The more label-friendly name – and likely wider adoption of potassium chloride as a salt replacer as a result - would help the FDA achieve its dual goals of reducing sodium intakes and increasing potassium intakes, said the agency, noting that Americans consume, on average, 3,400 mg of sodium per day, nearly 50% more than the 2,300 mg recommended limit.
Its guidance has been welcomed by food manufacturers, who pushed back strongly when the FDA first came back to petitioner NuTek Natural Ingredients proposing the term ‘potassium chloride salt’ as a compromise. Given that consumer suspicion of the term 'chloride' is what prompted calls for a labeling change in the first place, the proposal baffled many observers, with a flurry of big CPG companies urging it to reconsider.
NuTek: A significant step forward
“Clearly we are very happy to see this cross the finish line,” said Barry Knudson, COO at NuTek Natural Ingredients, which has patented a process that suppresses potassium chloride's metallic taste without requiring companies to add expensive flavor masking ingredients .

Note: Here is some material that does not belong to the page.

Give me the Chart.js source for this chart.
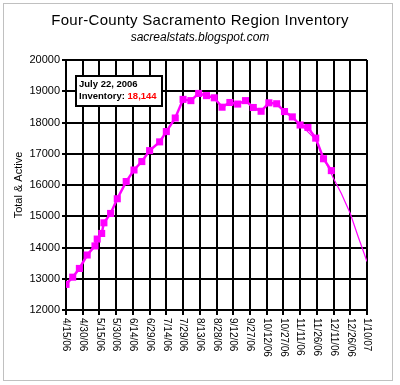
<!DOCTYPE html>
<html>
<head>
<meta charset="utf-8">
<script src="https://cdn.jsdelivr.net/npm/chart.js@4.4.0/dist/chart.umd.min.js"></script>
<style>
  html, body { margin: 0; padding: 0; background: #fff; }
  #wrap { position: relative; width: 400px; height: 385px; }
</style>
</head>
<body>
<div id="wrap"><canvas id="inventoryChart"></canvas></div>
<script>
const chartTitle = 'Four-County Sacramento Region Inventory';
const chartSubtitle = 'sacrealstats.blogspot.com';
const yAxisTitle = 'Total & Active';

// x values are days after 4/15/06, ticks every 15 days
const dateLabels = ['4/15/06', '4/30/06', '5/15/06', '5/30/06', '6/14/06', '6/29/06', '7/14/06',
  '7/29/06', '8/13/06', '8/28/06', '9/12/06', '9/27/06', '10/12/06', '10/27/06', '11/11/06',
  '11/26/06', '12/11/06', '12/26/06', '1/10/07'];

const inventoryDays = [0, 6, 12, 19, 26, 28, 32, 34, 40, 46, 54, 61, 68, 75, 84, 90, 98, 105, 112,
  119, 126, 133, 140, 147, 154, 161, 168, 175, 182, 189, 196, 203, 210, 217, 224, 231, 238];
const inventory = [12820, 13050, 13330, 13760, 14050, 14270, 14450, 14790, 15090, 15560, 16110,
  16480, 16750, 17100, 17380, 17710, 18144, 18740, 18700, 18930, 18860, 18790, 18490, 18640,
  18590, 18700, 18480, 18360, 18630, 18600, 18350, 18180, 17920, 17840, 17500, 16840, 16460];

// thin projection line at the right
const trendDays = [210, 224, 231, 240, 247, 255, 262, 270];
const trendValues = [17950, 17450, 16880, 16210, 15730, 15090, 14350, 13550];

const calloutDate = 'July 22, 2006';
const calloutLabel = 'Inventory: ';
const calloutValue = '18,144';

const FONT = 'Liberation Sans, Arial, sans-serif';

const extras = {
  id: 'extras',
  beforeDraw(chart) {
    const ctx = chart.ctx;
    ctx.save();
    ctx.fillStyle = '#fff';
    ctx.fillRect(0, 0, chart.width, chart.height);
    ctx.strokeStyle = '#c0c0c0';
    ctx.lineWidth = 1;
    ctx.strokeRect(3.5, 3.5, 389, 377);
    ctx.restore();
  },
  afterDraw(chart) {
    const ctx = chart.ctx;
    const xs = chart.scales.x;
    ctx.save();
    // titles
    ctx.fillStyle = '#000';
    ctx.textAlign = 'center';
    ctx.textBaseline = 'middle';
    ctx.font = '15px ' + FONT;
    ctx.letterSpacing = '0.3px';
    ctx.fillText(chartTitle, 200, 21);
    ctx.letterSpacing = '0px';
    ctx.font = 'italic 12px ' + FONT;
    ctx.fillText(chartSubtitle, 200, 38);

    // x labels, rotated clockwise
    ctx.font = '10px ' + FONT;
    ctx.textAlign = 'left';
    xs.ticks.forEach((t, i) => {
      const x = xs.getPixelForValue(t.value);
      ctx.save();
      ctx.translate(x, 318);
      ctx.rotate(Math.PI / 2);
      ctx.fillText(dateLabels[i], 0, 0);
      ctx.restore();
    });

    // callout box
    ctx.fillStyle = '#fff';
    ctx.fillRect(76, 76, 86, 30);
    ctx.strokeStyle = '#000';
    ctx.lineWidth = 2;
    ctx.strokeRect(76, 76, 86, 30);
    ctx.font = 'bold 9.5px ' + FONT;
    ctx.fillStyle = '#000';
    ctx.fillText(calloutDate, 79, 84);
    ctx.fillText(calloutLabel, 79, 96);
    const w = ctx.measureText(calloutLabel).width;
    ctx.fillStyle = '#ff0000';
    ctx.fillText(calloutValue, 79 + w, 96);
    ctx.restore();
  }
};

new Chart(document.getElementById('inventoryChart'), {
  type: 'line',
  data: {
    datasets: [{
      label: 'Inventory',
      data: inventoryDays.map((d, i) => ({ x: d, y: inventory[i] })),
      borderColor: '#ff00ff',
      backgroundColor: '#ff00ff',
      borderWidth: 2.5,
      pointStyle: 'rect',
      pointRadius: 5,
      pointBorderWidth: 0,
      tension: 0,
    }, {
      label: 'Trend',
      data: trendDays.map((d, i) => ({ x: d, y: trendValues[i] })),
      borderColor: '#ff00ff',
      borderWidth: 1.2,
      pointRadius: 0,
      tension: 0,
    }],
  },
  options: {
    responsive: true,
    maintainAspectRatio: false,
    animation: false,
    layout: { padding: { top: 60, right: 33, bottom: 0, left: 0 } },
    plugins: {
      legend: { display: false },
      tooltip: { enabled: false },
    },
    scales: {
      x: {
        type: 'linear',
        min: 0,
        max: 270,
        ticks: { display: false, stepSize: 15, autoSkip: false, maxTicksLimit: 30 },
        grid: { color: '#000', lineWidth: 2, tickLength: 5 },
        border: { color: '#000', width: 2 },
        afterFit(scale) { scale.height = 75; },
      },
      y: {
        min: 12000,
        max: 20000,
        ticks: {
          stepSize: 1000,
          color: '#000',
          font: { family: FONT, size: 11 },
          padding: 2,
          callback: (v) => String(v),
        },
        grid: { color: '#000', lineWidth: 2, tickLength: 4 },
        border: { color: '#000', width: 2 },
        title: {
          display: true,
          text: yAxisTitle,
          color: '#000',
          font: { family: FONT, size: 11 },
          padding: { top: 12, bottom: 0 },
        },
        afterFit(scale) { scale.width = 66; },
      },
    },
  },
  plugins: [extras],
});
</script>
</body>
</html>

“This is a significant step forward for global health and consumers’ understanding the importance of sodium reduction as part of a healthy lifestyle.”
Multiple food companies and several health advocacy groups supported NuTek’s petition, arguing that a friendlier name would demystify the ingredient and help the industry lower sodium and increase potassium intakes.
The one exception was salt maker Morton Salt, which urged the FDA to scrap both terms and stick with potassium chloride: “Salt is the common or usual name for sodium chloride, and potassium chloride is the common or usual name for potassium chloride that consumers recognize on our food nutritional labels and that is accepted by industry.”